══ Provided data ══

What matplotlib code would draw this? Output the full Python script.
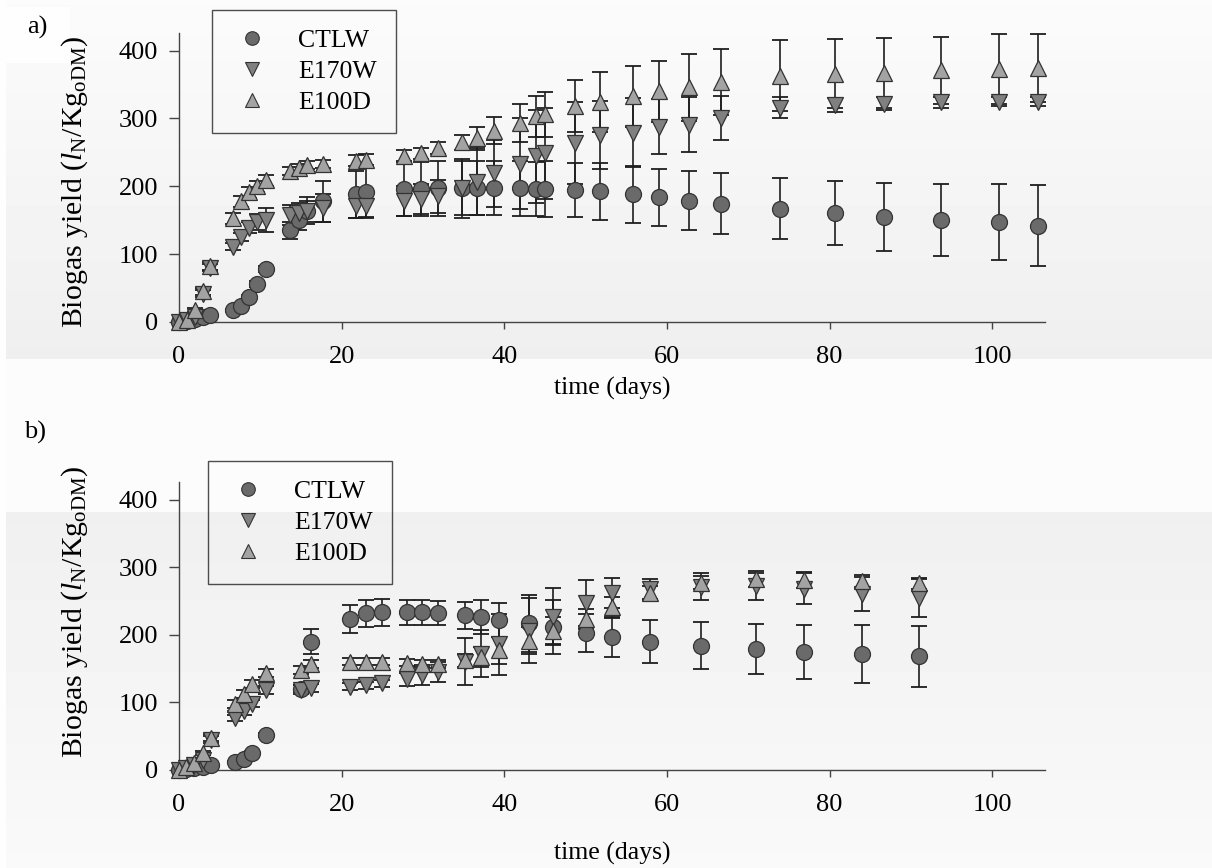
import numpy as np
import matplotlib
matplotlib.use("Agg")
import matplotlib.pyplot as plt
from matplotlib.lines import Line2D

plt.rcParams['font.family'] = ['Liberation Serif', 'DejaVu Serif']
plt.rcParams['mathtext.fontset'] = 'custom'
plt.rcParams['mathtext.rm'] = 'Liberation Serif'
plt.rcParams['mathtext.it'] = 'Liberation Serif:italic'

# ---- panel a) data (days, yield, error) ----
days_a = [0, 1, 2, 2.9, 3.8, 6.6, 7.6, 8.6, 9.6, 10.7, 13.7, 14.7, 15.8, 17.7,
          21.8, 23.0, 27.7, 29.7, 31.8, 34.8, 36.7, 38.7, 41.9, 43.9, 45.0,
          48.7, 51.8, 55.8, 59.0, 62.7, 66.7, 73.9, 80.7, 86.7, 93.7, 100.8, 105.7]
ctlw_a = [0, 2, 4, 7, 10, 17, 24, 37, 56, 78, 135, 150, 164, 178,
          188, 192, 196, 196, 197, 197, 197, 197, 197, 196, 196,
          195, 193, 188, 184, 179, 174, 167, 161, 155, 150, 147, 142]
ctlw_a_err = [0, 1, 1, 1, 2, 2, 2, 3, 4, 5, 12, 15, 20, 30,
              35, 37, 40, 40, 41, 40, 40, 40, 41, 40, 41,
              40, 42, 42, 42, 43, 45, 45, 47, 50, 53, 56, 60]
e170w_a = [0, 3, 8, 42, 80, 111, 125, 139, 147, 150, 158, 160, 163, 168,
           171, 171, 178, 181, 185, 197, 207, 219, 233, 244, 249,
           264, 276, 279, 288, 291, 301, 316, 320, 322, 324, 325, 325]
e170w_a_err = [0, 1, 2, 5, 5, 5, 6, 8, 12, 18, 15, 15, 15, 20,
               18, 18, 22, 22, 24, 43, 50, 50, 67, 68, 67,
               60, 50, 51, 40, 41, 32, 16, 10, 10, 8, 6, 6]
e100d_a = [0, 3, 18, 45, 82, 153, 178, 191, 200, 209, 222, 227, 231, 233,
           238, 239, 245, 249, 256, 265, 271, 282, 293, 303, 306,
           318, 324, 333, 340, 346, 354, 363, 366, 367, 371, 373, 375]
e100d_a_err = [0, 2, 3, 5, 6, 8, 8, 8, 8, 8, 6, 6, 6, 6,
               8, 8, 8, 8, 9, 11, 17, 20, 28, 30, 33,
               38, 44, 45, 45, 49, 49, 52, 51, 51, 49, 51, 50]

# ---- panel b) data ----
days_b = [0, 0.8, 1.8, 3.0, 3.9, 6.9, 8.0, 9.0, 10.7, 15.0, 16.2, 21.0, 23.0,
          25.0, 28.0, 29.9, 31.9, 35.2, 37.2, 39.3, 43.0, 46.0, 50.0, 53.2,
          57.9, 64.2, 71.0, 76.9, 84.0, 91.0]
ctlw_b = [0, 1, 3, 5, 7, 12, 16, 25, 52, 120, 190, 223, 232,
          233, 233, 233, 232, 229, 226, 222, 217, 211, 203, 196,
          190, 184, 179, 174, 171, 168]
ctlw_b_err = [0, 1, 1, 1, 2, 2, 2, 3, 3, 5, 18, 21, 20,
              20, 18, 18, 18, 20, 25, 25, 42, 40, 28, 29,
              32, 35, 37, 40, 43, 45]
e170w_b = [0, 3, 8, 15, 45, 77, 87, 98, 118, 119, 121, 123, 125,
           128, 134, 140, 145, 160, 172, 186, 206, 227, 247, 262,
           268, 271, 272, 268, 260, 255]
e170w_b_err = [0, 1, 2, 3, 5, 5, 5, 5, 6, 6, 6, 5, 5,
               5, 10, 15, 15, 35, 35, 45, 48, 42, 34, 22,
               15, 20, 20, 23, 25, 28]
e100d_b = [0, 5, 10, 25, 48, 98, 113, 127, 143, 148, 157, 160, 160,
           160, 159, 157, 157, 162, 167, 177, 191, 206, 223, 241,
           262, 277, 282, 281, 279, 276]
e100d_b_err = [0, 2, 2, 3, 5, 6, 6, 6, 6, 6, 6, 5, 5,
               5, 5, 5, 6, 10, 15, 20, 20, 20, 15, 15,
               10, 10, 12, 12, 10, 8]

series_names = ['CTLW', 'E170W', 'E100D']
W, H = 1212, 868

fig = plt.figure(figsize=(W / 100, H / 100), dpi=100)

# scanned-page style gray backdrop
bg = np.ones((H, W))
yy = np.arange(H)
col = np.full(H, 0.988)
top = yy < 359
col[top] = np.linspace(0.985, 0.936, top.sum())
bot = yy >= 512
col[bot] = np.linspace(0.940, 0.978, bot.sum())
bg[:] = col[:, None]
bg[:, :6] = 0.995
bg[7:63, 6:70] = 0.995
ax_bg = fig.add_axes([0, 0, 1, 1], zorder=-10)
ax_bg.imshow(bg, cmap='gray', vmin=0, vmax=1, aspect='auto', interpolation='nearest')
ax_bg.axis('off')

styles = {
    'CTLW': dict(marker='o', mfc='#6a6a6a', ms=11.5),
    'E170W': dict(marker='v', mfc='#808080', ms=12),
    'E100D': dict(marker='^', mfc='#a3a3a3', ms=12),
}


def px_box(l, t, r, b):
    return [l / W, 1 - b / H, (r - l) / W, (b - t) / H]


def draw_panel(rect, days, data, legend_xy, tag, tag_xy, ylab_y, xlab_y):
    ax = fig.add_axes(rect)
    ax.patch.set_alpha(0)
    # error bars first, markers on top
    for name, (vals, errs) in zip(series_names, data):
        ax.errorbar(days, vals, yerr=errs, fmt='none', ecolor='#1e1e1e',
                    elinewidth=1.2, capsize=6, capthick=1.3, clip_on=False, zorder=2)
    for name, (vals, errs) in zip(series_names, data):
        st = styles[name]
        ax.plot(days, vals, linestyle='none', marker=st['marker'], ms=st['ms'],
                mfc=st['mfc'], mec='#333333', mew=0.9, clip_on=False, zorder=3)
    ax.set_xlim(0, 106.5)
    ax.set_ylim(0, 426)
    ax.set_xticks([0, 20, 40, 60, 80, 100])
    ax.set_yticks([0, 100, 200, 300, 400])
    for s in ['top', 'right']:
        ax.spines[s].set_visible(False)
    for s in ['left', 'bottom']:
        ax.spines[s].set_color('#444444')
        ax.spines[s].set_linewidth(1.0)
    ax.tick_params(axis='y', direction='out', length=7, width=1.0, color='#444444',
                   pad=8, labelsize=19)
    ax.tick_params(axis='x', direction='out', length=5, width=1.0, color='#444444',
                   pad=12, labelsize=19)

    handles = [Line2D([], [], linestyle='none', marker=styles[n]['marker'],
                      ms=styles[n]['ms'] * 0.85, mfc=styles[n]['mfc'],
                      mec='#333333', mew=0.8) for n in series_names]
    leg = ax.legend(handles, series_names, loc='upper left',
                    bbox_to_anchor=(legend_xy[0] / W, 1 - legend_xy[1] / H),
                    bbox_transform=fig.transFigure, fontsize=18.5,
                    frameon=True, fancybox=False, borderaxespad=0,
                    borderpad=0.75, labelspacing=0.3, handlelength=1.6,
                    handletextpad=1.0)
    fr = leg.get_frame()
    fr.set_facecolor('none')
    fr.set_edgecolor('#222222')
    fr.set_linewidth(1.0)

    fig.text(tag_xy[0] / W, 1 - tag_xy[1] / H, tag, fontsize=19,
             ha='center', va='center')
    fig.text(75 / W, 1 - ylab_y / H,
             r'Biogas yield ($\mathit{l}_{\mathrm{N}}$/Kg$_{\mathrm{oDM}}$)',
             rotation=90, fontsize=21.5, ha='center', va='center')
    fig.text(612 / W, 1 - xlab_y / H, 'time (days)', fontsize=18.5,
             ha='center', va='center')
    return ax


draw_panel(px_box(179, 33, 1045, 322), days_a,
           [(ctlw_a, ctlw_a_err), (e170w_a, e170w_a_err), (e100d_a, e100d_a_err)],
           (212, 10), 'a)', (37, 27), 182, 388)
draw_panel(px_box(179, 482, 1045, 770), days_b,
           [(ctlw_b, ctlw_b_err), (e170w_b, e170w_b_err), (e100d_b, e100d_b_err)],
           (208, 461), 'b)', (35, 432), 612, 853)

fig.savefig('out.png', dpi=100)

═══

_Short problem_.
Give again exactly the lines running from the beginning of the material above through the line that contains "plt.rcParams['mathtext.it'] = 'Liberation", and leave out every picture.

_Answer to this task_.
What matplotlib code would draw this? Output the full Python script.
import numpy as np
import matplotlib
matplotlib.use("Agg")
import matplotlib.pyplot as plt
from matplotlib.lines import Line2D

plt.rcParams['font.family'] = ['Liberation Serif', 'DejaVu Serif']
plt.rcParams['mathtext.fontset'] = 'custom'
plt.rcParams['mathtext.rm'] = 'Liberation Serif'
plt.rcParams['mathtext.it'] = 'Liberation Serif:italic'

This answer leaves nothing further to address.